• **STORED DATA**:

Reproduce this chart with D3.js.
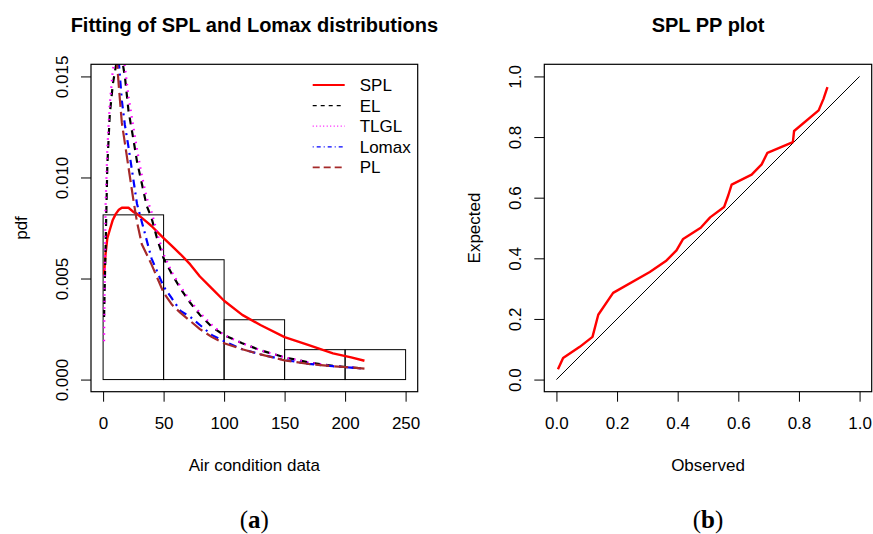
<!DOCTYPE html>
<meta charset="utf-8">
<title>SPL fitting</title>
<script src="https://d3js.org/d3.v7.min.js"></script>
<style>
  body { margin: 0; background: #fff; }
  text { font-family: "Liberation Sans", Arial, Helvetica, sans-serif; fill: #000; }
</style>
<body>
<div id="my_dataviz"></div>
<script>

// ---- data ----
// histogram of the air condition data (density scale)
var histBreaks = [0, 50, 100, 150, 200, 250];
var histDensity = [0.00815, 0.00593, 0.00296, 0.00148, 0.00148];

// x positions where the fitted pdfs were evaluated
var pdfX = [0.8, 2, 3.5, 5.5, 8, 10.5, 13, 15.5, 18, 21, 25, 28, 32, 36, 40, 45, 50, 57, 64, 72, 80, 90, 100, 115, 130, 150, 170, 190, 205, 216];
var splPdf   = [0.0052, 0.0062, 0.0070, 0.0074, 0.0079, 0.0082, 0.0084, 0.0085, 0.0085, 0.0085, 0.0083, 0.0082, 0.0080, 0.0078, 0.0076, 0.0073, 0.0070, 0.0066, 0.0062, 0.0057, 0.0051, 0.0045, 0.0039, 0.0032, 0.0027, 0.0021, 0.0017, 0.0013, 0.0011, 0.00093];
var elPdf    = [0.0031, 0.0064, 0.0106, 0.0131, 0.0146, 0.0155, 0.0160, 0.0159, 0.0150, 0.0133, 0.0119, 0.0108, 0.0097, 0.0086, 0.0080, 0.0069, 0.0060, 0.0052, 0.0045, 0.0038, 0.0032, 0.0026, 0.0022, 0.0018, 0.00145, 0.0011, 0.00085, 0.00068, 0.0006, 0.00055];
var tlglPdf  = [0.0019, 0.0085, 0.0114, 0.0136, 0.0153, 0.0161, 0.0164, 0.0162, 0.0155, 0.0140, 0.0125, 0.0114, 0.0101, 0.0090, 0.0083, 0.0072, 0.0062, 0.0053, 0.0046, 0.0039, 0.0033, 0.0027, 0.0022, 0.0018, 0.00145, 0.0011, 0.00085, 0.00067, 0.0006, 0.00054];
var lomaxPdf = [0.026, 0.025, 0.0235, 0.0215, 0.0195, 0.0175, 0.0157, 0.0138, 0.0126, 0.0115, 0.0099, 0.0087, 0.0078, 0.0069, 0.0060, 0.0053, 0.0046, 0.0040, 0.0034, 0.0031, 0.0027, 0.0022, 0.0019, 0.0015, 0.00125, 0.00097, 0.00078, 0.00066, 0.00059, 0.00054];
var plPdf    = [0.0245, 0.0235, 0.022, 0.020, 0.018, 0.0165, 0.0145, 0.0127, 0.0117, 0.0105, 0.0089, 0.0078, 0.0067, 0.0062, 0.0057, 0.0050, 0.0043, 0.0037, 0.0033, 0.0029, 0.0025, 0.0021, 0.0018, 0.0015, 0.00125, 0.00095, 0.00077, 0.00066, 0.0006, 0.00054];

// PP plot of the SPL fit
var ppObserved = [0.005, 0.022, 0.077, 0.119, 0.138, 0.187, 0.308, 0.361, 0.396, 0.418, 0.476, 0.507, 0.553, 0.567, 0.578, 0.644, 0.677, 0.696, 0.780, 0.784, 0.865, 0.881, 0.894];
var ppExpected = [0.034, 0.071, 0.108, 0.141, 0.214, 0.286, 0.355, 0.391, 0.426, 0.464, 0.501, 0.535, 0.569, 0.608, 0.643, 0.676, 0.710, 0.748, 0.783, 0.820, 0.888, 0.926, 0.965];

// tick values
var pdfXTicks = [0, 50, 100, 150, 200, 250];
var pdfYTicks = [0, 0.005, 0.010, 0.015];
var ppTicks = [0, 0.2, 0.4, 0.6, 0.8, 1.0];

var series = [
  {name: "SPL",   y: splPdf,   color: "red",     width: 2.4, dash: null,      legDash: null,      legWidth: 2.2},
  {name: "EL",    y: elPdf,    color: "black",   width: 2.2, dash: "7,6",     legDash: "4,4",     legWidth: 1.3},
  {name: "TLGL",  y: tlglPdf,  color: "magenta", width: 2.2, dash: "1.5,5",   legDash: "1,2.5",   legWidth: 1.3},
  {name: "Lomax", y: lomaxPdf, color: "blue",    width: 2.2, dash: "2,5,8,5", legDash: "1,3,4,3", legWidth: 1.3},
  {name: "PL",    y: plPdf,    color: "brown",   width: 2.2, dash: "14,5",    legDash: "7,4",     legWidth: 1.6}
];

var W = 873, H = 534;
var svg = d3.select("#my_dataviz")
  .append("svg")
    .attr("width", W)
    .attr("height", H);

// plot regions (R style, 4% padding on each axis)
var boxA = {left: 91, right: 417.7, top: 64.3, bottom: 391.7};
var boxB = {left: 544.3, right: 871.7, top: 64.3, bottom: 391.7};

function rAxes(g, box, x, y, xTicks, yTicks, xFmt, yFmt) {
  g.append("g")
    .attr("transform", "translate(0," + box.bottom + ")")
    .call(d3.axisBottom(x).tickValues(xTicks).tickFormat(xFmt).tickSize(10).tickSizeOuter(0).tickPadding(15))
    .call(function(a) { a.select(".domain").remove(); })
    .call(function(a) {
      a.selectAll("line").attr("stroke", "#000").attr("stroke-width", 1);
      a.selectAll("text").style("font-size", "17px").style("font-family", "Liberation Sans, Arial, sans-serif");
    });

  g.append("g")
    .attr("transform", "translate(" + box.left + ",0)")
    .call(d3.axisLeft(y).tickValues(yTicks).tickFormat(yFmt).tickSize(10).tickSizeOuter(0))
    .call(function(a) { a.select(".domain").remove(); })
    .call(function(a) {
      a.selectAll("line").attr("stroke", "#000").attr("stroke-width", 1);
      a.selectAll("text")
        .attr("transform", "rotate(-90)")
        .attr("x", 0)
        .attr("y", -29)
        .attr("dy", "0.35em")
        .attr("text-anchor", "middle")
        .style("font-size", "17px")
        .style("font-family", "Liberation Sans, Arial, sans-serif");
    });

  // box around plot
  g.append("rect")
    .attr("x", box.left).attr("y", box.top)
    .attr("width", box.right - box.left).attr("height", box.bottom - box.top)
    .attr("fill", "none").attr("stroke", "#000").attr("stroke-width", 1.2);
}

function labels(g, box, title, xlab, ylab, caption) {
  var cx = (box.left + box.right) / 2;
  var cy = (box.top + box.bottom) / 2;
  g.append("text").attr("x", cx).attr("y", 32)
    .attr("text-anchor", "middle").style("font-size", "20px").style("font-weight", "bold")
    .text(title);
  g.append("text").attr("x", cx).attr("y", 471)
    .attr("text-anchor", "middle").style("font-size", "17px")
    .text(xlab);
  g.append("text")
    .attr("transform", "translate(" + (box.left - 70) + "," + cy + ") rotate(-90)")
    .attr("dy", "0.35em")
    .attr("text-anchor", "middle").style("font-size", "17px")
    .text(ylab);
  var cap = g.append("text").attr("x", cx).attr("y", 528)
    .attr("text-anchor", "middle")
    .style("font-family", "'Liberation Serif', 'DejaVu Serif', serif").style("font-size", "25px");
  cap.append("tspan").text("(");
  cap.append("tspan").style("font-weight", "bold").text(caption);
  cap.append("tspan").text(")");
}

// ================= (a) pdf fits =================
var gA = svg.append("g");
var xA = d3.scaleLinear().domain([-10, 260]).range([boxA.left, boxA.right]);
var yA = d3.scaleLinear().domain([-0.0006, 0.0156]).range([boxA.bottom, boxA.top]);

gA.append("defs").append("clipPath")
    .attr("id", "clipA")
  .append("rect")
    .attr("x", boxA.left).attr("y", boxA.top)
    .attr("width", boxA.right - boxA.left).attr("height", boxA.bottom - boxA.top);

// histogram bars
gA.selectAll(".bar")
  .data(histDensity)
  .enter()
  .append("rect")
    .attr("class", "bar")
    .attr("x", function(d, i) { return xA(histBreaks[i]); })
    .attr("width", function(d, i) { return xA(histBreaks[i + 1]) - xA(histBreaks[i]); })
    .attr("y", function(d) { return yA(d); })
    .attr("height", function(d) { return yA(0) - yA(d); })
    .attr("fill", "none")
    .attr("stroke", "#000")
    .attr("stroke-width", 1);

// fitted pdf curves
var curves = gA.append("g").attr("clip-path", "url(#clipA)");
series.forEach(function(s) {
  curves.append("path")
    .datum(pdfX.map(function(x, i) { return [x, s.y[i]]; }))
    .attr("fill", "none")
    .attr("stroke", s.color)
    .attr("stroke-width", s.width)
    .attr("stroke-dasharray", s.dash)
    .attr("stroke-linejoin", "round")
    .attr("d", d3.line()
      .x(function(d) { return xA(d[0]); })
      .y(function(d) { return yA(d[1]); }));
});

rAxes(gA, boxA, xA, yA, pdfXTicks, pdfYTicks, d3.format("d"), d3.format(".3f"));
labels(gA, boxA, "Fitting of SPL and Lomax distributions", "Air condition data", "pdf", "a");

// legend (no frame)
var leg = gA.append("g").attr("transform", "translate(" + (boxA.right - 105) + "," + (boxA.top + 20.7) + ")");
series.forEach(function(s, i) {
  var row = leg.append("g").attr("transform", "translate(0," + (i * 20.6) + ")");
  row.append("line")
    .attr("x1", 0).attr("x2", 32).attr("y1", 0).attr("y2", 0)
    .attr("stroke", s.color)
    .attr("stroke-width", s.legWidth)
    .attr("stroke-dasharray", s.legDash);
  row.append("text")
    .attr("x", 47).attr("y", 0).attr("dy", "0.35em")
    .style("font-size", "17px")
    .text(s.name);
});

// ================= (b) PP plot =================
var gB = svg.append("g");
var xB = d3.scaleLinear().domain([-0.04, 1.04]).range([boxB.left, boxB.right]);
var yB = d3.scaleLinear().domain([-0.04, 1.04]).range([boxB.bottom, boxB.top]);

// reference diagonal
gB.append("path")
  .datum([[0, 0], [1, 1]])
  .attr("fill", "none")
  .attr("stroke", "#000")
  .attr("stroke-width", 1)
  .attr("d", d3.line().x(function(d) { return xB(d[0]); }).y(function(d) { return yB(d[1]); }));

gB.append("path")
  .datum(ppObserved.map(function(o, i) { return [o, ppExpected[i]]; }))
  .attr("fill", "none")
  .attr("stroke", "red")
  .attr("stroke-width", 2.4)
  .attr("stroke-linejoin", "round")
  .attr("d", d3.line().x(function(d) { return xB(d[0]); }).y(function(d) { return yB(d[1]); }));

rAxes(gB, boxB, xB, yB, ppTicks, ppTicks, d3.format(".1f"), d3.format(".1f"));
labels(gB, boxB, "SPL PP plot", "Observed", "Expected", "b");

</script>
</body>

• **WORK TO DO**:
Set down again, exactly, the lines of the material above from its first line to the one with "var histDensity = [0.00815, 0.00593, 0.00296, 0.00148, 0.00148];", inclusive. Leave the pictures out.

• **OUTPUT**:
Reproduce this chart with D3.js.
<!DOCTYPE html>
<meta charset="utf-8">
<title>SPL fitting</title>
<script src="https://d3js.org/d3.v7.min.js"></script>
<style>
  body { margin: 0; background: #fff; }
  text { font-family: "Liberation Sans", Arial, Helvetica, sans-serif; fill: #000; }
</style>
<body>
<div id="my_dataviz"></div>
<script>

// ---- data ----
// histogram of the air condition data (density scale)
var histBreaks = [0, 50, 100, 150, 200, 250];
var histDensity = [0.00815, 0.00593, 0.00296, 0.00148, 0.00148];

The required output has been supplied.